Она была вполне «от мира сего». «Светские успехи», «положение в обществе» — как это было для нее важно! Как это все ее умиляло.

— Кого тебе еще нужно? Чем он тебе не муж? Камер-юнкер! (Она не только угощала Паншина обедами, пока он был женихом, но и щедро давала ему денег взаймы.)

Затем Лизе учинила допрос жившая в доме Калитиных тетка Марьи Дмитриевны — Марфа Тимофеевна, старушка нетерпеливая и самовольная.

— Кто тебя научил свидания по ночам назначать, а, мать моя?

Лиза побледнела.

Потом она объяснила как было дело:

— Я сошла вниз в гостиную за книжкой: он был в саду — и позвал меня.

— И ты пошла? Прекрасно. Да ты любишь его, что ли?

— Люблю, — отвечала тихим голосом Лиза.

— Матушки мои! она его любит! — Марфа Тимофеевна сдернула с себя чепец. — Женатого человека любит! а? Любит!

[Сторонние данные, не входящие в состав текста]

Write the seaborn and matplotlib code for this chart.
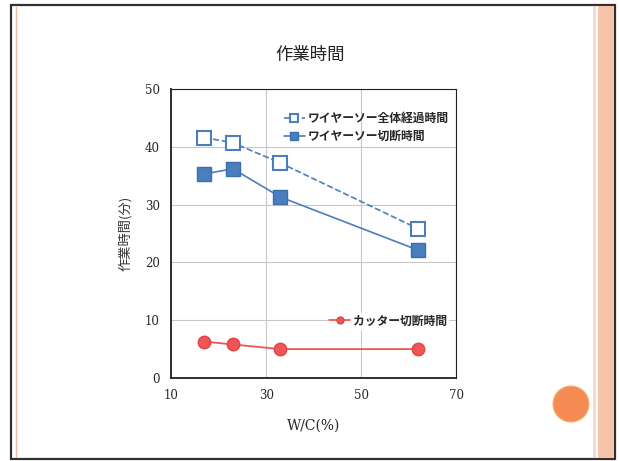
import matplotlib
matplotlib.use("Agg")
import matplotlib.pyplot as plt
from matplotlib.patches import Rectangle, Ellipse
from matplotlib.lines import Line2D
import seaborn as sns
import pandas as pd

# W/C ratio (%) and working times (minutes)
wc = [17, 23, 33, 62]
wire_total = [41.6, 40.7, 37.2, 25.8]
wire_cut = [35.3, 36.2, 31.3, 22.1]
cutter_cut = [6.3, 5.8, 5.0, 5.0]

labels = ["ワイヤーソー全体経過時間", "ワイヤーソー切断時間", "カッター切断時間"]
x_ticks = [10, 30, 50, 70]
y_ticks = [0, 10, 20, 30, 40, 50]

sns.set_theme(style="white")
plt.rcParams["font.family"] = ["Noto Sans CJK JP", "DejaVu Sans"]

W, H = 619, 461
fig = plt.figure(figsize=(W / 100, H / 100), dpi=100)
fig.patch.set_facecolor("white")

def fx(px):
    return px / W

def fy(py):
    return 1 - py / H

# slide frame
fig.add_artist(Rectangle((fx(11), fy(459)), fx(604), (459 - 5) / H, transform=fig.transFigure,
                         fill=False, edgecolor="#303030", linewidth=1.6))
fig.add_artist(Line2D([fx(15.5), fx(15.5)], [fy(7), fy(457)], transform=fig.transFigure,
                      color="#f0b8a8", linewidth=1.0))
fig.add_artist(Rectangle((fx(593), fy(458)), fx(3), (458 - 6) / H, transform=fig.transFigure,
                         facecolor="#f8d8cc", edgecolor="none"))
fig.add_artist(Rectangle((fx(598), fy(458)), fx(16), (458 - 6) / H, transform=fig.transFigure,
                         facecolor="#f6c2a8", edgecolor="none"))
fig.add_artist(Ellipse((fx(571), fy(404)), 36 / W, 36 / H, transform=fig.transFigure,
                       facecolor="#f58a55", edgecolor="#f7b070", linewidth=0.8))

ax = fig.add_axes([fx(171), fy(378), fx(456.5) - fx(171), (378 - 89) / H])

blue = "#4a7ebf"
red = "#ef5555"

df = pd.DataFrame({"wc": wc, "total": wire_total, "cut": wire_cut, "cutter": cutter_cut})

sns.lineplot(data=df, x="wc", y="total", ax=ax, color=blue, linestyle="--", linewidth=1.2,
             marker="s", markersize=10, markerfacecolor="white", markeredgecolor=blue,
             markeredgewidth=1.5, label=labels[0])
sns.lineplot(data=df, x="wc", y="cut", ax=ax, color=blue, linewidth=1.2,
             marker="s", markersize=9.5, markerfacecolor=blue, markeredgecolor="#3a6eb0",
             markeredgewidth=1.0, label=labels[1])
sns.lineplot(data=df, x="wc", y="cutter", ax=ax, color=red, linewidth=1.3,
             marker="o", markersize=9, markerfacecolor=red, markeredgecolor="#e04545",
             markeredgewidth=1.0, label=labels[2])

ax.set_xlim(10, 70)
ax.set_ylim(0, 50)
ax.set_xticks(x_ticks)
ax.set_yticks(y_ticks)
ax.set_xticklabels([str(v) for v in x_ticks], fontfamily="DejaVu Serif", fontsize=8.5)
ax.set_yticklabels([str(v) for v in y_ticks], fontfamily="DejaVu Serif", fontsize=8.5)
ax.tick_params(axis="both", length=0, pad=8)
ax.grid(True, color="#c8c8c8", linewidth=0.8)
for s in ax.spines.values():
    s.set_color("#202020")
    s.set_linewidth(1.3)
ax.spines["top"].set_linewidth(0.8)
ax.spines["right"].set_linewidth(0.8)

ax.set_xlabel("W/C(%)", fontsize=10, labelpad=12, family=["DejaVu Serif"])
ax.set_ylabel("作業時間(分)", fontsize=9.5, labelpad=9, color="#333333")
fig.text(fx(310), fy(55), "作業時間", ha="center", va="center", fontsize=12.5, color="#222222")

handles, labs = ax.get_legend_handles_labels()
leg1 = ax.legend(handles[:2], labs[:2], loc="upper right", bbox_to_anchor=(1.0, 0.95),
                 frameon=False, prop={"weight": "bold", "size": 8.5}, handlelength=1.8,
                 handletextpad=0.2, borderpad=0.2, labelspacing=0.45, markerscale=0.55)
ax.add_artist(leg1)
leg2 = ax.legend(handles[2:], labs[2:], loc="center right", bbox_to_anchor=(0.99, 0.197),
                 frameon=True, facecolor="white", edgecolor="white", framealpha=1,
                 prop={"weight": "bold", "size": 8.5}, handlelength=1.8,
                 handletextpad=0.2, borderpad=0.1, markerscale=0.55, fancybox=False)

fig.savefig("out.png", dpi=100)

— Он мне сказывал, — начала Лиза.

— Что он тебе сказывал, соколик эдакой, что-о?

— Он мне сказывал, что жена его скончалась...

Марфа Тимофеевна перекрестилась.

— Царство ей небесное, — прошептала она, — пустая была бабенка — не тем будь помянута. Вот как: вдовый он, стало быть. Да он, я вижу, на все руки. Одну жену уморил, да и за другую. Каков тихоня?!

Марфа Тимофеевна потом ушла, а Лиза расплакалась. «Стыдно, и горько, и больно было ей; но ни сомненья, ни страха в ней не было, — и Лаврецкий стал ей еще дороже. Она колебалась, пока сама себя не понимала; но после того свидания, после того поцелуя — она уже колебаться не могла; она знала, что любит — и полюбила честно, не шутя, привязалась крепко, на всю жизнь — и не боялась угроз...»


Нет, не дают покоя читателю! Кончается книга, а напряжение возросло.

В дом Калитиных вдруг является Варвара Павловна Лаврецкая! Хозяйка даже сначала не решалась ее принять, но любопытство превозмогло.

А как ловко затем Варвара Павловна сумела завоевать ее расположение. Вошла, приблизилась к Марье Дмитриевне, почти склонила перед ней колени, благодарила трогательно за снисхожденье: «Вы добры, как ангел». Потом поднесла к своим губам ее руку.